Secondly, the men who wrote the four Gospels, in which the crucifixion of Jesus is described, all did so relatively independent of each other, and their account corroborates. Even if they got together to tell this grand lie, for what purpose would they? We lie to gain something we otherwise could not with the truth. Yet these men who wrote the historical accounts of Jesus gained nothing but hardship, being thrown in prison, executed by the Roman government, or harassed by Jewish leaders.
They lost almost every earthly thing because of their testimony, yet none of their contemporary opponents could say that their account was false. It’s easy for us, 2,000 years removed from an event, to be skeptical. But those who opposed Christianity at its inception never once disputed the historicity of the events surrounding His crucifixion as foretold in Psalm 22.
Eventually, I had to face the music. Psalm 22 is a powerful testimony to the fact that Jesus is indeed the Messiah, the Son of God.
Psalm 22 Led to my Belief in the Inspiration of the Bible
Beyond the fact that Jesus fulfilled 1,000-year-old Psalms to the tee, I needed to explain how a 1,000-year-old Psalm could so vividly foretell events yet future. Once again, I searched for an explanation that excluded the possibility of the Bible being certifiably supernatural in composition. I came to the same conclusion once more, that the New Testament writers simply fabricated the events surrounding Jesus’ crucifixion to fit the description in the Psalm. But, the same logic led me to dismiss that conclusion once more. However, I thought, I know that no man can foretell events so vividly that are to take place 1,000 years in the future.
The fulfillment of the Psalm at the crucifixion of Jesus can only be explained by David having the influence of a supernatural being. Now, I do not mean “supernatural” in the way it is often thrown around today to refer to ghosts and unexplainable Youtube videos. I mean supernatural in the strictest, purest form: that which transcends the natural world. That being is God: a causeless first cause Who transcends nature because He created it. The sort of knowledge on display in Psalm 22 is beyond human capability and natural explanation. Its source wasn’t David, but God. Not a god or gods; but God.
The transcendent, omniscient, omnipresent, omnipotent, omnibenevolent Creator who has specifically revealed Himself through the written testimony of the Bible. The God whom I had been running from my entire life. Psalm 22, I had to concede, was proof-positive for what I would later know was referred to as the inspiration of the Scriptures. That is, that the Bible is breathed out by God (2 Tim 3:16-17).

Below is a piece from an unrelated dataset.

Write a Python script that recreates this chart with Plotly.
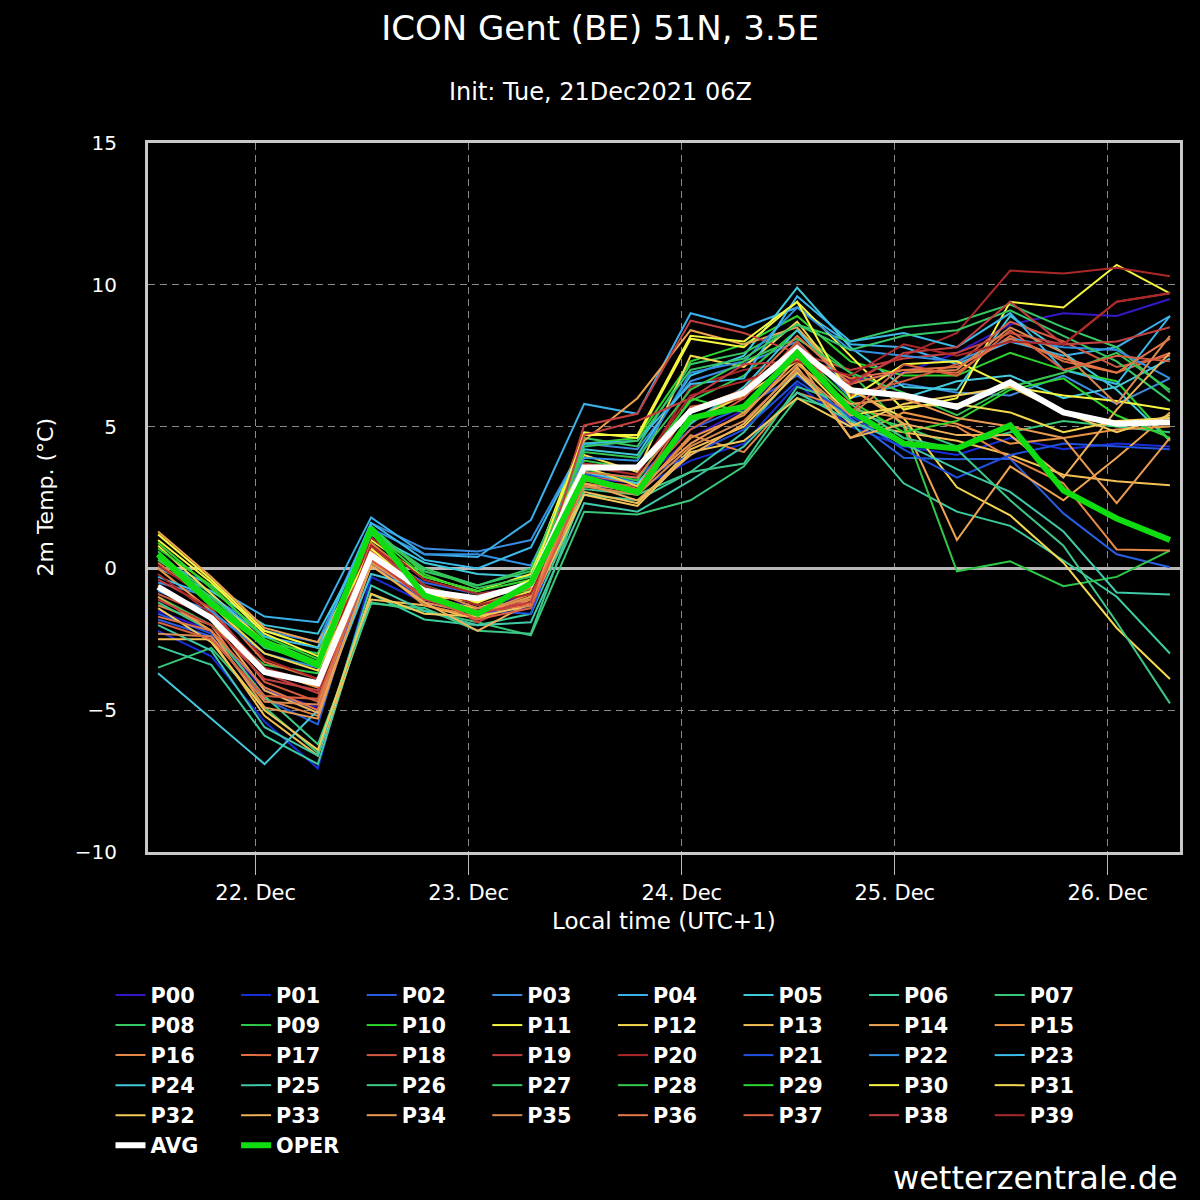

After investigating and thinking about the origins and apparent fulfillment of Psalm 22, my life was changed. I became convinced that the God that exists directly influenced the composition of the Bible. Also, for the first time, I became convinced that Jesus was who He said He was: the Christ, the Son of the Living God.
Tying Up Loose Ends
If you are reading this as a skeptic, I know that this does not answer all of your questions. It wasn’t necessarily meant to. Maybe, it has gotten you to think, or maybe you only think that I am mistaken.
Either way, I encourage you to put some effort into investigating the claims of Christianity. For the church, I hope this may give you hope. The Word of God is still powerful in its working, and an open-minded skeptic is never a lost cause.